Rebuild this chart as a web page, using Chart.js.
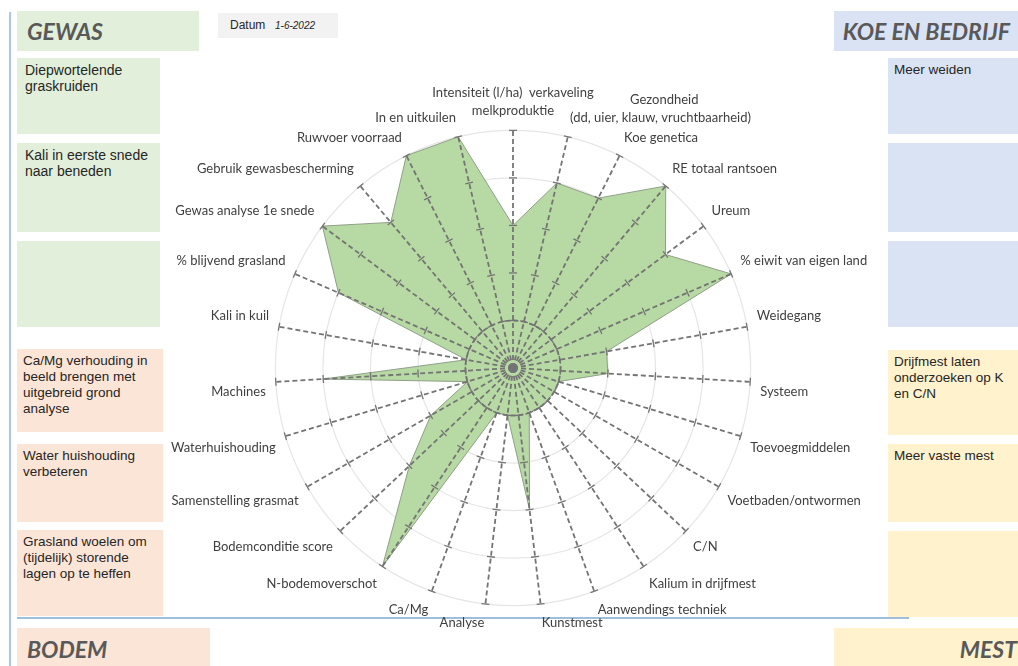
<!DOCTYPE html>
<html>
<head>
<meta charset="utf-8">
<script src="https://cdn.jsdelivr.net/npm/chart.js@4.4.0/dist/chart.umd.min.js"></script>
<style>
  body { margin: 0; width: 1018px; height: 666px; overflow: hidden; background: #fff; position: relative; font-family: "Liberation Sans", Arial, sans-serif; }
  .box { position: absolute; box-sizing: border-box; padding: 4px 6px; font-size: 13.5px; line-height: 16px; color: #262626; }
  .green { background: #e2efda; left: 17px; width: 143px; padding-left: 8px; font-size: 14px; }
  .peach { background: #fbe5d6; left: 17px; width: 146px; }
  .blue { background: #dae3f3; left: 888px; width: 130px; }
  .yellow { background: #fff2cc; left: 888px; width: 130px; }
  .head { position: absolute; box-sizing: border-box; font-family: Lato, sans-serif; font-weight: bold; font-style: italic; font-size: 23px; color: #595959; }
  #chartBox { position: absolute; left: 103px; top: 74px; }
</style>
</head>
<body>
<div style="position:absolute;left:9px;top:12px;width:2px;height:654px;background:#a9c8e8"></div>
<div style="position:absolute;left:17px;top:617px;width:892px;height:1.5px;background:#9dbfdc"></div>

<div class="head" style="left:17px;top:11px;width:182px;height:40px;background:#e2efda;padding:6px 0 0 10px">GEWAS</div>
<div class="head" style="left:834px;top:11px;width:184px;height:40px;background:#dae3f3;padding:6px 8px 0 0;text-align:right">KOE EN BEDRIJF</div>
<div class="head" style="left:17px;top:628px;width:193px;height:50px;background:#fbe5d6;padding:7px 0 0 10px">BODEM</div>
<div class="head" style="left:834px;top:628px;width:184px;height:50px;background:#fff2cc;padding:7px 1px 0 0;text-align:right">MEST</div>

<div style="position:absolute;left:218px;top:13px;width:120px;height:25px;background:#f2f2f2;font-size:12px;color:#262626">
  <span style="position:absolute;left:12px;top:5px">Datum</span>
  <span style="position:absolute;left:57px;top:7px;font-size:10px;font-style:italic">1-6-2022</span>
</div>

<div class="box green" style="top:58px;height:76px">Diepwortelende graskruiden</div>
<div class="box green" style="top:143px;height:89px">Kali in eerste snede naar beneden</div>
<div class="box green" style="top:241px;height:86px"></div>

<div class="box peach" style="top:349px;height:83px">Ca/Mg verhouding in beeld brengen met uitgebreid grond analyse</div>
<div class="box peach" style="top:444px;height:78px">Water huishouding verbeteren</div>
<div class="box peach" style="top:530px;height:86px">Grasland woelen om (tijdelijk) storende lagen op te heffen</div>

<div class="box blue" style="top:58px;height:76px">Meer weiden</div>
<div class="box blue" style="top:143px;height:89px"></div>
<div class="box blue" style="top:241px;height:86px"></div>

<div class="box yellow" style="top:350px;height:85px">Drijfmest laten onderzoeken op K en C/N</div>
<div class="box yellow" style="top:444px;height:78px">Meer vaste mest</div>
<div class="box yellow" style="top:531px;height:86px"></div>

<div id="chartBox"><canvas id="radarChart" width="820" height="569"></canvas></div>

<script>
const categories = [
    ['Intensiteit (l/ha)  verkaveling', 'melkproduktie'],
    ['                  Gezondheid', '(dd, uier, klauw, vruchtbaarheid)'],
    'Koe genetica',
    'RE totaal rantsoen',
    'Ureum',
    '% eiwit van eigen land',
    'Weidegang',
    'Systeem',
    'Toevoegmiddelen',
    'Voetbaden/ontwormen',
    'C/N',
    'Kalium in drijfmest',
    'Aanwendings techniek',
    'Kunstmest',
    'Analyse',
    'Ca/Mg',
    'N-bodemoverschot',
    'Bodemconditie score',
    'Samenstelling grasmat',
    'Waterhuishouding',
    'Machines',
    'Kali in kuil',
    '% blijvend grasland',
    'Gewas analyse 1e snede',
    'Gebruik gewasbescherming',
    'Ruwvoer voorraad',
    'In en uitkuilen'
];
const scores = [3, 4, 4, 5, 4, 5, 2, 2, 1, 1, 1, 1, 1, 3, 1, 1, 5, 3, 2, 1, 4, 1, 4, 5, 4, 5, 5];
const scaleTicks = [1, 2, 3, 4, 5];

// dashed spokes, tick crosses and the inner ring, drawn over the fill like in Excel
const axisMarks = {
    id: 'axisMarks',
    afterDatasetsDraw(chart) {
        const r = chart.scales.r;
        const ctx = chart.ctx;
        const maxVal = scaleTicks[scaleTicks.length - 1];
        ctx.save();
        ctx.strokeStyle = '#747474';
        ctx.lineWidth = 1.8;
        ctx.setLineDash([5, 3]);
        categories.forEach((c, i) => {
            const end = r.getPointPositionForValue(i, maxVal);
            ctx.beginPath();
            ctx.moveTo(r.xCenter, r.yCenter);
            ctx.lineTo(end.x, end.y);
            ctx.stroke();
        });
        ctx.beginPath();
        ctx.arc(r.xCenter, r.yCenter, r.getDistanceFromCenterForValue(scaleTicks[0]), 0, Math.PI * 2);
        ctx.stroke();

        ctx.setLineDash([]);
        ctx.lineWidth = 1.3;
        categories.forEach((c, i) => {
            scaleTicks.forEach(v => {
                const p = r.getPointPositionForValue(i, v);
                const nx = -Math.sin(p.angle) * 4;
                const ny = Math.cos(p.angle) * 4;
                ctx.beginPath();
                ctx.moveTo(p.x - nx, p.y - ny);
                ctx.lineTo(p.x + nx, p.y + ny);
                ctx.stroke();
            });
        });
        ctx.restore();
    }
};

const ctx = document.getElementById('radarChart').getContext('2d');
const radarChart = new Chart(ctx, {
    type: 'radar',
    data: {
        labels: categories,
        datasets: [{
            label: 'Score',
            data: scores,
            backgroundColor: '#b7d9a3',
            borderColor: '#8f9f88',
            borderWidth: 1,
            fill: true,
            pointRadius: 0
        }]
    },
    options: {
        responsive: false,
        animation: false,
        scales: {
            r: {
                min: 0,
                max: 5,
                ticks: { display: false, stepSize: 1 },
                grid: { circular: true, color: '#e6e6e6', lineWidth: 1.2 },
                angleLines: { display: false },
                pointLabels: {
                    color: '#3f3f3f',
                    padding: 10,
                    font: { family: 'Lato', size: 13, lineHeight: 1.4 }
                }
            }
        },
        plugins: {
            legend: { display: false },
            tooltip: { enabled: false }
        }
    },
    plugins: [axisMarks]
});
</script>
</body>
</html>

# [REQUEST]
Return to the listing above and set it down exactly, leaving out its pictures.

# [WRITTEN ANSWER]
Rebuild this chart as a web page, using Chart.js.
<!DOCTYPE html>
<html>
<head>
<meta charset="utf-8">
<script src="https://cdn.jsdelivr.net/npm/chart.js@4.4.0/dist/chart.umd.min.js"></script>
<style>
  body { margin: 0; width: 1018px; height: 666px; overflow: hidden; background: #fff; position: relative; font-family: "Liberation Sans", Arial, sans-serif; }
  .box { position: absolute; box-sizing: border-box; padding: 4px 6px; font-size: 13.5px; line-height: 16px; color: #262626; }
  .green { background: #e2efda; left: 17px; width: 143px; padding-left: 8px; font-size: 14px; }
  .peach { background: #fbe5d6; left: 17px; width: 146px; }
  .blue { background: #dae3f3; left: 888px; width: 130px; }
  .yellow { background: #fff2cc; left: 888px; width: 130px; }
  .head { position: absolute; box-sizing: border-box; font-family: Lato, sans-serif; font-weight: bold; font-style: italic; font-size: 23px; color: #595959; }
  #chartBox { position: absolute; left: 103px; top: 74px; }
</style>
</head>
<body>
<div style="position:absolute;left:9px;top:12px;width:2px;height:654px;background:#a9c8e8"></div>
<div style="position:absolute;left:17px;top:617px;width:892px;height:1.5px;background:#9dbfdc"></div>

<div class="head" style="left:17px;top:11px;width:182px;height:40px;background:#e2efda;padding:6px 0 0 10px">GEWAS</div>
<div class="head" style="left:834px;top:11px;width:184px;height:40px;background:#dae3f3;padding:6px 8px 0 0;text-align:right">KOE EN BEDRIJF</div>
<div class="head" style="left:17px;top:628px;width:193px;height:50px;background:#fbe5d6;padding:7px 0 0 10px">BODEM</div>
<div class="head" style="left:834px;top:628px;width:184px;height:50px;background:#fff2cc;padding:7px 1px 0 0;text-align:right">MEST</div>

<div style="position:absolute;left:218px;top:13px;width:120px;height:25px;background:#f2f2f2;font-size:12px;color:#262626">
  <span style="position:absolute;left:12px;top:5px">Datum</span>
  <span style="position:absolute;left:57px;top:7px;font-size:10px;font-style:italic">1-6-2022</span>
</div>

<div class="box green" style="top:58px;height:76px">Diepwortelende graskruiden</div>
<div class="box green" style="top:143px;height:89px">Kali in eerste snede naar beneden</div>
<div class="box green" style="top:241px;height:86px"></div>

<div class="box peach" style="top:349px;height:83px">Ca/Mg verhouding in beeld brengen met uitgebreid grond analyse</div>
<div class="box peach" style="top:444px;height:78px">Water huishouding verbeteren</div>
<div class="box peach" style="top:530px;height:86px">Grasland woelen om (tijdelijk) storende lagen op te heffen</div>

<div class="box blue" style="top:58px;height:76px">Meer weiden</div>
<div class="box blue" style="top:143px;height:89px"></div>
<div class="box blue" style="top:241px;height:86px"></div>

<div class="box yellow" style="top:350px;height:85px">Drijfmest laten onderzoeken op K en C/N</div>
<div class="box yellow" style="top:444px;height:78px">Meer vaste mest</div>
<div class="box yellow" style="top:531px;height:86px"></div>

<div id="chartBox"><canvas id="radarChart" width="820" height="569"></canvas></div>

<script>
const categories = [
    ['Intensiteit (l/ha)  verkaveling', 'melkproduktie'],
    ['                  Gezondheid', '(dd, uier, klauw, vruchtbaarheid)'],
    'Koe genetica',
    'RE totaal rantsoen',
    'Ureum',
    '% eiwit van eigen land',
    'Weidegang',
    'Systeem',
    'Toevoegmiddelen',
    'Voetbaden/ontwormen',
    'C/N',
    'Kalium in drijfmest',
    'Aanwendings techniek',
    'Kunstmest',
    'Analyse',
    'Ca/Mg',
    'N-bodemoverschot',
    'Bodemconditie score',
    'Samenstelling grasmat',
    'Waterhuishouding',
    'Machines',
    'Kali in kuil',
    '% blijvend grasland',
    'Gewas analyse 1e snede',
    'Gebruik gewasbescherming',
    'Ruwvoer voorraad',
    'In en uitkuilen'
];
const scores = [3, 4, 4, 5, 4, 5, 2, 2, 1, 1, 1, 1, 1, 3, 1, 1, 5, 3, 2, 1, 4, 1, 4, 5, 4, 5, 5];
const scaleTicks = [1, 2, 3, 4, 5];

// dashed spokes, tick crosses and the inner ring, drawn over the fill like in Excel
const axisMarks = {
    id: 'axisMarks',
    afterDatasetsDraw(chart) {
        const r = chart.scales.r;
        const ctx = chart.ctx;
        const maxVal = scaleTicks[scaleTicks.length - 1];
        ctx.save();
        ctx.strokeStyle = '#747474';
        ctx.lineWidth = 1.8;
        ctx.setLineDash([5, 3]);
        categories.forEach((c, i) => {
            const end = r.getPointPositionForValue(i, maxVal);
            ctx.beginPath();
            ctx.moveTo(r.xCenter, r.yCenter);
            ctx.lineTo(end.x, end.y);
            ctx.stroke();
        });
        ctx.beginPath();
        ctx.arc(r.xCenter, r.yCenter, r.getDistanceFromCenterForValue(scaleTicks[0]), 0, Math.PI * 2);
        ctx.stroke();

        ctx.setLineDash([]);
        ctx.lineWidth = 1.3;
        categories.forEach((c, i) => {
            scaleTicks.forEach(v => {
                const p = r.getPointPositionForValue(i, v);
                const nx = -Math.sin(p.angle) * 4;
                const ny = Math.cos(p.angle) * 4;
                ctx.beginPath();
                ctx.moveTo(p.x - nx, p.y - ny);
                ctx.lineTo(p.x + nx, p.y + ny);
                ctx.stroke();
            });
        });
        ctx.restore();
    }
};

const ctx = document.getElementById('radarChart').getContext('2d');
const radarChart = new Chart(ctx, {
    type: 'radar',
    data: {
        labels: categories,
        datasets: [{
            label: 'Score',
            data: scores,
            backgroundColor: '#b7d9a3',
            borderColor: '#8f9f88',
            borderWidth: 1,
            fill: true,
            pointRadius: 0
        }]
    },
    options: {
        responsive: false,
        animation: false,
        scales: {
            r: {
                min: 0,
                max: 5,
                ticks: { display: false, stepSize: 1 },
                grid: { circular: true, color: '#e6e6e6', lineWidth: 1.2 },
                angleLines: { display: false },
                pointLabels: {
                    color: '#3f3f3f',
                    padding: 10,
                    font: { family: 'Lato', size: 13, lineHeight: 1.4 }
                }
            }
        },
        plugins: {
            legend: { display: false },
            tooltip: { enabled: false }
        }
    },
    plugins: [axisMarks]
});
</script>
</body>
</html>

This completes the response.